The WikiPedia defines Referer spam as “a kind of search engine-targeted spam. The technique involves making repeated web site requests using a fake referer url pointing to a spam-advertised site. Sites that publicize their referer statistics will then also link to the spammer’s site. This benefits the spammer because of the free link, and also gives the spammer’s site improved search engine link placement due to link-counting algorithms that search engines use.

Tell me about it.

While currently working feverishly to release the new and improved version of blogs4God, I look at the referrer logs only to see literally thousands of incoming references from ‘poker-this’ or ‘hair-loss’ that. Basically they are stealing my bandwidth so they can then later steal your money. No thank you.

There are several techniques, for example in my March’03 post entitled “How to block spambots, ban spybots, and tell unwanted robots to go to …” I reference an article by fellow Apex resident Mark Pilgrim on how to block such visits using the .htaccess file. An excellent approach – but I’m greedy and want to block such nere-do-wells at an even lower level.

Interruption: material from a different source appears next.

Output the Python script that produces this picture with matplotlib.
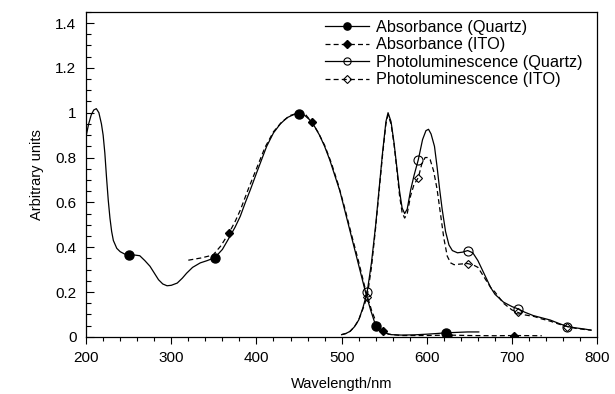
import matplotlib
matplotlib.use("Agg")
import matplotlib.pyplot as plt
from matplotlib.ticker import MultipleLocator, FormatStrFormatter

plt.rcParams['font.family'] = ['Liberation Sans', 'DejaVu Sans']

# absorbance on quartz (solid, filled circles)
abs_q_x = [200, 203, 206, 209, 212, 215, 218, 220, 222, 224, 226, 228, 230, 232, 236,
           240, 245, 250, 257, 263, 269, 275, 280, 285, 290, 295, 300, 307, 313, 318,
           325, 334, 342, 351, 360, 369, 375, 381, 387, 393, 400, 406, 412, 420, 428,
           436, 444, 450, 456, 462, 468, 474, 480, 486, 492, 498, 504, 510, 516, 522,
           528, 534, 540, 545, 550, 558, 570, 585, 600, 612, 622, 635, 648, 661]
abs_q_y = [0.895, 0.95, 0.99, 1.012, 1.018, 1.0, 0.95, 0.9, 0.82, 0.71, 0.61, 0.53, 0.47, 0.43, 0.395,
           0.38, 0.37, 0.363, 0.365, 0.362, 0.34, 0.315, 0.285, 0.255, 0.236, 0.228, 0.23, 0.24, 0.262, 0.284,
           0.31, 0.33, 0.34, 0.353, 0.39, 0.449, 0.49, 0.538, 0.6, 0.658, 0.73, 0.79, 0.85, 0.91, 0.95,
           0.978, 0.992, 0.995, 0.99, 0.97, 0.94, 0.9, 0.85, 0.79, 0.72, 0.65, 0.56, 0.47, 0.38, 0.29,
           0.2, 0.12, 0.05, 0.03, 0.018, 0.01, 0.008, 0.009, 0.012, 0.015, 0.018, 0.02, 0.022, 0.022]
abs_q_marks = [250, 351, 450, 540, 622]

# absorbance on ITO (dashed, filled diamonds)
abs_i_x = [320, 335, 349, 358, 368, 375, 381, 391, 400, 410, 420, 430, 440, 450, 458,
           465, 472, 480, 488, 496, 504, 512, 520, 528, 535, 541, 548, 555, 570, 600,
           625, 650, 680, 702, 735]
abs_i_y = [0.342, 0.352, 0.365, 0.405, 0.465, 0.515, 0.565, 0.665, 0.75, 0.845, 0.915, 0.96, 0.988, 1.0, 0.99,
           0.958, 0.915, 0.855, 0.775, 0.68, 0.57, 0.45, 0.335, 0.21, 0.12, 0.06, 0.027, 0.012, 0.006, 0.006,
           0.008, 0.006, 0.005, 0.006, 0.005]
abs_i_marks = [368, 465, 548, 625, 702]

# photoluminescence on quartz (solid, open circles)
pl_q_x = [500, 505, 510, 515, 520, 525, 530, 535, 540, 544, 548, 552, 554.5, 558, 561.5,
          565, 568, 571, 574, 577, 581, 585, 590, 595, 599, 602, 605, 609, 612, 615,
          618, 622, 626, 630, 636, 642, 648, 654, 660, 665, 670, 675, 680, 690, 700,
          707, 715, 725, 735, 745, 755, 765, 775, 785, 793]
pl_q_y = [0.01, 0.015, 0.025, 0.045, 0.075, 0.13, 0.2, 0.33, 0.5, 0.66, 0.82, 0.96, 1.0, 0.96, 0.866,
          0.75, 0.65, 0.575, 0.55, 0.57, 0.655, 0.72, 0.79, 0.88, 0.92, 0.926, 0.905, 0.85, 0.76, 0.66,
          0.57, 0.47, 0.41, 0.385, 0.375, 0.378, 0.385, 0.375, 0.34, 0.3, 0.26, 0.22, 0.19, 0.155, 0.135,
          0.125, 0.11, 0.095, 0.085, 0.075, 0.06, 0.046, 0.04, 0.035, 0.03]
pl_q_marks = [530, 590, 648, 707, 765]

# photoluminescence on ITO (dashed, open diamonds)
pl_i_x = [500, 505, 510, 515, 520, 525, 530, 535, 540, 544, 548, 552, 554.5, 558, 561.5,
          565, 568, 571, 574, 577, 581, 585, 590, 594, 598, 601, 604, 608, 612, 616,
          620, 624, 628, 632, 640, 648, 655, 660, 665, 670, 675, 680, 690, 700, 707,
          715, 726, 735, 745, 755, 765, 775, 785, 793]
pl_i_y = [0.01, 0.015, 0.025, 0.045, 0.075, 0.125, 0.18, 0.31, 0.49, 0.65, 0.81, 0.95, 0.99, 0.95, 0.86,
          0.74, 0.63, 0.555, 0.53, 0.55, 0.63, 0.68, 0.71, 0.77, 0.8, 0.8, 0.79, 0.74, 0.66, 0.55,
          0.44, 0.36, 0.33, 0.322, 0.325, 0.327, 0.32, 0.31, 0.28, 0.25, 0.22, 0.2, 0.15, 0.12, 0.109,
          0.098, 0.091, 0.08, 0.07, 0.057, 0.046, 0.038, 0.033, 0.03]
pl_i_marks = [530, 590, 648, 707, 765]

labels = ['Absorbance (Quartz)', 'Absorbance (ITO)',
          'Photoluminescence (Quartz)', 'Photoluminescence (ITO)']


def mark_idx(xs, marks):
    return [xs.index(m) for m in marks]


fig = plt.figure(figsize=(6.15, 3.94), dpi=100)
ax = fig.add_axes([0.140, 0.145, 0.831, 0.825])

dash = (0, (4, 2.5))
ax.plot(abs_q_x, abs_q_y, color='black', lw=0.9, marker='o', ms=6.5,
        markevery=mark_idx(abs_q_x, abs_q_marks), label=labels[0])
ax.plot(abs_i_x, abs_i_y, color='black', lw=0.9, ls=dash, marker='D', ms=4.5,
        markevery=mark_idx(abs_i_x, abs_i_marks), label=labels[1])
ax.plot(pl_q_x, pl_q_y, color='black', lw=0.9, marker='o', ms=6.5, mfc='none', mew=0.8,
        markevery=mark_idx(pl_q_x, pl_q_marks), label=labels[2])
ax.plot(pl_i_x, pl_i_y, color='black', lw=0.9, ls=dash, marker='D', ms=4.5, mfc='none', mew=0.8,
        markevery=mark_idx(pl_i_x, pl_i_marks), label=labels[3])

ax.set_xlim(200, 800)
ax.set_ylim(0, 1.45)
ax.xaxis.set_major_locator(MultipleLocator(100))
ax.xaxis.set_minor_locator(MultipleLocator(20))
ax.yaxis.set_major_locator(MultipleLocator(0.2))
ax.yaxis.set_minor_locator(MultipleLocator(0.05))
ax.yaxis.set_major_formatter(FormatStrFormatter('%g'))

ax.tick_params(axis='x', which='major', direction='out', length=5, width=0.8, labelsize=11, pad=5)
ax.tick_params(axis='x', which='minor', direction='out', length=3, width=0.8)
ax.tick_params(axis='y', which='major', direction='in', length=6, width=0.8, labelsize=11, pad=7)
ax.tick_params(axis='y', which='minor', direction='in', length=3.5, width=0.8)
for s in ax.spines.values():
    s.set_linewidth(0.9)

ax.set_xlabel('Wavelength/nm', fontsize=10.5, labelpad=9)
ax.set_ylabel('Arbitrary units', fontsize=10.5, labelpad=8)

ax.legend(loc='upper left', bbox_to_anchor=(0.468, 0.975), frameon=False, fontsize=11.7,
          numpoints=1, handlelength=2.7, handletextpad=0.4, labelspacing=0.15, borderpad=0,
          borderaxespad=0, markerscale=0.8)

fig.savefig('out.png', dpi=100)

Like say at my APF firewall so all the sites on this server are protected – as well as my bandwidth.

Currently, I’m experimenting with different techniques but I think by next week I’ll have a ‘bash shell script‘ that will include the following ‘hand’ techniques I’m using to explore a solution.

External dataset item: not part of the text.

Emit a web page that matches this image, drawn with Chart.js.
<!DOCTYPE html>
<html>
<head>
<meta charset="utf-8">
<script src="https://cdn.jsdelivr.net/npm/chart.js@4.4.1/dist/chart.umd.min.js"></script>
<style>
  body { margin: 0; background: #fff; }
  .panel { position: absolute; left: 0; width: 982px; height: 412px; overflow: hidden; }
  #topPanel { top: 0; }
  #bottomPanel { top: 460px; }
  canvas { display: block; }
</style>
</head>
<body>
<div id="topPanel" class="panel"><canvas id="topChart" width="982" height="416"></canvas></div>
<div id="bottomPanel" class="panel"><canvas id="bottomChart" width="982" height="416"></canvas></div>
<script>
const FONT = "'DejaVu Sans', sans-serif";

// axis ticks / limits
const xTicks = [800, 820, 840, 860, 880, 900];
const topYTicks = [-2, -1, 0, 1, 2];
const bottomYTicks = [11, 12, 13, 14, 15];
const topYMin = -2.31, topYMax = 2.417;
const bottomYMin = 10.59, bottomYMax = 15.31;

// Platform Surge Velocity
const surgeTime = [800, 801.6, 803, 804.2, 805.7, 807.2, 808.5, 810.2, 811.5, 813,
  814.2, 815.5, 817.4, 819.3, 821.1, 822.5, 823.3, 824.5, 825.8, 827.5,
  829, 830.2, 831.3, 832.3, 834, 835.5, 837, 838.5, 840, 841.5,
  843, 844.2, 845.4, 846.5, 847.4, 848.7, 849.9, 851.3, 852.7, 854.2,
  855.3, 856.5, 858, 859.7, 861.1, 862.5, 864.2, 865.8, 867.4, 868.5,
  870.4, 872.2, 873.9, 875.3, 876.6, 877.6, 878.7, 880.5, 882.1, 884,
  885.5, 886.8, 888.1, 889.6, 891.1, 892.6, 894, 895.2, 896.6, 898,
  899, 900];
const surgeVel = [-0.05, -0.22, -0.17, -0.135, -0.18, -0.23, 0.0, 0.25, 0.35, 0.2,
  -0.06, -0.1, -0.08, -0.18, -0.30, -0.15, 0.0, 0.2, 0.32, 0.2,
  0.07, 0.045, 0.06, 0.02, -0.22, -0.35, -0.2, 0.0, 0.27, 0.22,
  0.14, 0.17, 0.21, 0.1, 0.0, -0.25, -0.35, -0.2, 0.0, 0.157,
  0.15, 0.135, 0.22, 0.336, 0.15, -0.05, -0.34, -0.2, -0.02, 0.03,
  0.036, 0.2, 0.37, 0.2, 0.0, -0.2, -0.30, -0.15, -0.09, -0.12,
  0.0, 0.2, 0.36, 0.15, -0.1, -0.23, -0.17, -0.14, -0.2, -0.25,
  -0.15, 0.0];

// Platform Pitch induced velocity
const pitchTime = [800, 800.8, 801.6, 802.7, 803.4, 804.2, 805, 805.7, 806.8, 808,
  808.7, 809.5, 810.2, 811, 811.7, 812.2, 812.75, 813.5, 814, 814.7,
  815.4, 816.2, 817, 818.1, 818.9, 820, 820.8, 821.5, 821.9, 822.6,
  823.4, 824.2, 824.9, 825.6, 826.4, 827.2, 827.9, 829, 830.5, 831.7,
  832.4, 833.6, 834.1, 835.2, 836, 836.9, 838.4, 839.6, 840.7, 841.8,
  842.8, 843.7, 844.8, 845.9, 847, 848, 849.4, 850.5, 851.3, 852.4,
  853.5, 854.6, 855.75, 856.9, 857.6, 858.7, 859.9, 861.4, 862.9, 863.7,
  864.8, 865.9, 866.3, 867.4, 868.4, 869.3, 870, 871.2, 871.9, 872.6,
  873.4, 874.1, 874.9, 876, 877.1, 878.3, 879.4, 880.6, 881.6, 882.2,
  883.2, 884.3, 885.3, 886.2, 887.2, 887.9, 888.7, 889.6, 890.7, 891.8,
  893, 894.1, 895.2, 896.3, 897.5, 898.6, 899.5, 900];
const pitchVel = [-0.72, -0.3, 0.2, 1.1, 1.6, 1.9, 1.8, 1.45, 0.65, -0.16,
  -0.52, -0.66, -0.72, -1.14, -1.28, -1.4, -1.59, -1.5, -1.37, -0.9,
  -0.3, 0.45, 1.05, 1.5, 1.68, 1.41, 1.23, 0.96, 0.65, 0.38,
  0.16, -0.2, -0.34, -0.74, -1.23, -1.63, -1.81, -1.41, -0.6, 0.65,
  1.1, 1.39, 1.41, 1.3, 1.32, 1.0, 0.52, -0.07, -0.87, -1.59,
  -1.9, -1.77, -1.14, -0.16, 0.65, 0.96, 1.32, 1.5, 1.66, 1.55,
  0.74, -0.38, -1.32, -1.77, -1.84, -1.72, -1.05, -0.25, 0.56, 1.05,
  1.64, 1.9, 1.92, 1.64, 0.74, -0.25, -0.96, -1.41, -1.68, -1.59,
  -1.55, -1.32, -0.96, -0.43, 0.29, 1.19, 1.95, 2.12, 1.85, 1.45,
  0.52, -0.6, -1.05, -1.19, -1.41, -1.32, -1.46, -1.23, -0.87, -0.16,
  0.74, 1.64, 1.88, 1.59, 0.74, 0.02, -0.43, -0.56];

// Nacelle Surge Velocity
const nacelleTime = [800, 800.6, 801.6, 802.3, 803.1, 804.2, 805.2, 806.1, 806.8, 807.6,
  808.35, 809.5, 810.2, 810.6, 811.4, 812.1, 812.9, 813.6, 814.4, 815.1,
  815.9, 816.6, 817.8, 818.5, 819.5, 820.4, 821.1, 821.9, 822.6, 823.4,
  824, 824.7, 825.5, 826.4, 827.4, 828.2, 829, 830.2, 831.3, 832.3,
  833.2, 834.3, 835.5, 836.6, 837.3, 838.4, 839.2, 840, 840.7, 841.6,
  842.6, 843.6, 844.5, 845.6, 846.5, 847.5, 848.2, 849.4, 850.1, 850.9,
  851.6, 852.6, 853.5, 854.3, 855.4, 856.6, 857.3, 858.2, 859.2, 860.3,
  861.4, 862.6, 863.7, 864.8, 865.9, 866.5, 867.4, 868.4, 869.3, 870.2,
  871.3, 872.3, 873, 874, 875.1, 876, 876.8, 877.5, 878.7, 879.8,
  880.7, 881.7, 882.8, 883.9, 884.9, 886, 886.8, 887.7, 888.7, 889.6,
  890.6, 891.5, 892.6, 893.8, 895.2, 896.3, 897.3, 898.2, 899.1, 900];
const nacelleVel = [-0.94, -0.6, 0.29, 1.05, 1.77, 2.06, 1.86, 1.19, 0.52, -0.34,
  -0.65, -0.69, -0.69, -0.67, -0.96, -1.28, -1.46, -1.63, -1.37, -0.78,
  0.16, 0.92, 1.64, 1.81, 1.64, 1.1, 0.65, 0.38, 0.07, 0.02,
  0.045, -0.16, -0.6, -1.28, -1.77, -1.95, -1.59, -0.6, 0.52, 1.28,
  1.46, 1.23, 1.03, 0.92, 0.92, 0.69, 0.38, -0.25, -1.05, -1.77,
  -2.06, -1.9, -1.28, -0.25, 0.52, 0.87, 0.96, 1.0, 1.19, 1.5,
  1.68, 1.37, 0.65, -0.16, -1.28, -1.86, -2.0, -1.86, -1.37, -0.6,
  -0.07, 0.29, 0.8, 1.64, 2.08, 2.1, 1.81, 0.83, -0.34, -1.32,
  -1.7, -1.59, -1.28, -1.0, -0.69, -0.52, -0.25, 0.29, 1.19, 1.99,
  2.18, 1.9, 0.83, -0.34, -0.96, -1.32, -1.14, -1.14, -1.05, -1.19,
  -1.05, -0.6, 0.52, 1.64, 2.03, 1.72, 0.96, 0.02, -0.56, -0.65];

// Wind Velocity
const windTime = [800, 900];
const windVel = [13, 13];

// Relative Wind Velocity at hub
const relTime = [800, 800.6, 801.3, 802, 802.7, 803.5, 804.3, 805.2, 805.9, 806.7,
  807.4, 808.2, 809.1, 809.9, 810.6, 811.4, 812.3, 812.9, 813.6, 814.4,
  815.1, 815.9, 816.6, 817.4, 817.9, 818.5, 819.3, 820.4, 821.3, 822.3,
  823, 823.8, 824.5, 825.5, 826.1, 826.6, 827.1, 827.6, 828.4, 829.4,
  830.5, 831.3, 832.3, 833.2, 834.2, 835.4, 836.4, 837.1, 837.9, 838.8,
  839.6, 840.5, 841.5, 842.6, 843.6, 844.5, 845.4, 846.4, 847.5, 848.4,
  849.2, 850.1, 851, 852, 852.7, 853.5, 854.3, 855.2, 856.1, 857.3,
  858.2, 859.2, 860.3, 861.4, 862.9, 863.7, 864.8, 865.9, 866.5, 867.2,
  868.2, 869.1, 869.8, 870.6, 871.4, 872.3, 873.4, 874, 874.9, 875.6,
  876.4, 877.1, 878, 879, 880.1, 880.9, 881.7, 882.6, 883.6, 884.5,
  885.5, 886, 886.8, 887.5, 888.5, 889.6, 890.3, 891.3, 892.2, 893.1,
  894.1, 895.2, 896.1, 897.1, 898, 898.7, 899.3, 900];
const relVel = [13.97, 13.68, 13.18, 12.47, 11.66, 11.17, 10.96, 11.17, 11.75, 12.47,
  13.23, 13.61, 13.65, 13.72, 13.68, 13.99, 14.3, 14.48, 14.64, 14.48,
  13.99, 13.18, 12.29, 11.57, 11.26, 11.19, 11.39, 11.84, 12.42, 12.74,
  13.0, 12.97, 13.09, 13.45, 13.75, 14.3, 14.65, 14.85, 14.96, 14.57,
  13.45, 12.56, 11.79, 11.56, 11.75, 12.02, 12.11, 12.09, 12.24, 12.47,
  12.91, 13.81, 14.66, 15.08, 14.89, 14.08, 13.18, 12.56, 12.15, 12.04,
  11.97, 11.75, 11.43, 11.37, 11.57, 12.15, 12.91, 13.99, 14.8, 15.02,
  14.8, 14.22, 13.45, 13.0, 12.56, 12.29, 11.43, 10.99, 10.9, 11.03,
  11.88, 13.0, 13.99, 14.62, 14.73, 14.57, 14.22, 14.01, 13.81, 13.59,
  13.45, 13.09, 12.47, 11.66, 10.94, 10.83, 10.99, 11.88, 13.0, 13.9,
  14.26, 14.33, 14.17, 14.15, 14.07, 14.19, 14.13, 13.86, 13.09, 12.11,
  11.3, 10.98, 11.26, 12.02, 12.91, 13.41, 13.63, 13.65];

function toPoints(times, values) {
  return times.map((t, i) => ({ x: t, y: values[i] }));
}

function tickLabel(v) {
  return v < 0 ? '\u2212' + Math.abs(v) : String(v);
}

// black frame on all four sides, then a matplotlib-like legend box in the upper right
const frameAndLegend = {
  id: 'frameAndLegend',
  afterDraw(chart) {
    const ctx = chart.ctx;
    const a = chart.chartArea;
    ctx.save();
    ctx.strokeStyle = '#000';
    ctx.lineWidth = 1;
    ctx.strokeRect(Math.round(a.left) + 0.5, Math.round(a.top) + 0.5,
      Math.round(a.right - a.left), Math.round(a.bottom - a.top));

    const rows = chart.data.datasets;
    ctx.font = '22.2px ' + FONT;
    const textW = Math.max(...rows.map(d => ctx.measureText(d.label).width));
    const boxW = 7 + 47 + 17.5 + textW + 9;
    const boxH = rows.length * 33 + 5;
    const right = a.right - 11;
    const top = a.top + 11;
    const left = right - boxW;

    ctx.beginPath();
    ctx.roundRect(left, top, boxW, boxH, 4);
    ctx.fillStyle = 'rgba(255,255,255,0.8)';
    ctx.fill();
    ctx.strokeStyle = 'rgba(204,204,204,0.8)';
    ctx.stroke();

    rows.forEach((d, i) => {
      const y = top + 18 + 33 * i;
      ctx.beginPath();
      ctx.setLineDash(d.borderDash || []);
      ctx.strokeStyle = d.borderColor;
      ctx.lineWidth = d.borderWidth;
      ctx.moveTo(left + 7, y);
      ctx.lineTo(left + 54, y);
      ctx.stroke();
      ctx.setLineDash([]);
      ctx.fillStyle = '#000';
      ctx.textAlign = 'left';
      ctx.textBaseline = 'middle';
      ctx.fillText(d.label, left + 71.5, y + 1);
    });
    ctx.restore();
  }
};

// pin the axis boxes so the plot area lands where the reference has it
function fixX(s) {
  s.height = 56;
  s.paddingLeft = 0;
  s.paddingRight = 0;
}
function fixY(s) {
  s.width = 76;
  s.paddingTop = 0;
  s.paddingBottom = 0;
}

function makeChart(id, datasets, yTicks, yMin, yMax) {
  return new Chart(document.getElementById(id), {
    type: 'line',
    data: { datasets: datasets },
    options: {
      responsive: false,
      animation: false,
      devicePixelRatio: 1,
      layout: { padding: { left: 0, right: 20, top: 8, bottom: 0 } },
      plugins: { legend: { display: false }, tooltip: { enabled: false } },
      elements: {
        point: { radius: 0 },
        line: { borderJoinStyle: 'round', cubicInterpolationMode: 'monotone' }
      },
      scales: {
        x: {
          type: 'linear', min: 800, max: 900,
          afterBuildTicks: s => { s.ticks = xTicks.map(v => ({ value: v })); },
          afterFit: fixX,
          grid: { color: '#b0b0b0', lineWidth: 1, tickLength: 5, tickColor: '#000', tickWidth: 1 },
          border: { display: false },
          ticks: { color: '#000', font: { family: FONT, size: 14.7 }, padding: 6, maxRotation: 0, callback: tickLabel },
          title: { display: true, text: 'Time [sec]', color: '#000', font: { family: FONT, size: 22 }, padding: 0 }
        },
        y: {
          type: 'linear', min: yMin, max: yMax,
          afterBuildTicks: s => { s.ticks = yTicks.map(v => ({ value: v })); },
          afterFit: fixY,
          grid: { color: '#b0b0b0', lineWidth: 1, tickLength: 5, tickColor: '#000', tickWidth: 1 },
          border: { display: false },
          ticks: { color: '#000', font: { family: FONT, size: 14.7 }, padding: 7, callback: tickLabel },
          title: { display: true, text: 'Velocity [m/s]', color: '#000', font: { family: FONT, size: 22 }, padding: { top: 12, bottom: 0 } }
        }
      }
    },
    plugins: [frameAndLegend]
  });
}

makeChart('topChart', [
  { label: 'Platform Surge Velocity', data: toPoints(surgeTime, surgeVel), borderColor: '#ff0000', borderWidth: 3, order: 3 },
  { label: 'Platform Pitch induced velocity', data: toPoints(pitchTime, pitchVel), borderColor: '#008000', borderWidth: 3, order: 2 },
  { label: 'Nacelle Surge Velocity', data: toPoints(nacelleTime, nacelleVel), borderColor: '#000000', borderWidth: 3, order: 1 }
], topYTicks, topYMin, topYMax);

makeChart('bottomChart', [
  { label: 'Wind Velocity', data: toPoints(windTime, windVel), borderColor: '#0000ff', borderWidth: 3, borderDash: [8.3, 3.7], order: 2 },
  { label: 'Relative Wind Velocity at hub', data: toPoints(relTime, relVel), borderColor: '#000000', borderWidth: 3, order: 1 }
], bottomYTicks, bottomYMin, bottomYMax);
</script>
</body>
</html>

grep “poker” /usr/var/logs/access_log | perl -l -a -n -e ‘print $F[0]’ >> poker.txt
sort -u -n poker.txt >> /etc/apf/deny_hosts.rules
/etc/init.d/apf restart

Pretty simple – and pretty easy to run by hand for now … at least until I’m satisfied that I’ve worked out all the kinks, created an input file of bad-guy terms to drive the grep and insure (notify me) the firewall is correctly and safely restarted.

We are after-all talking about a firewall that has the potential to lock me out OR let everyone else in if I’m not careful.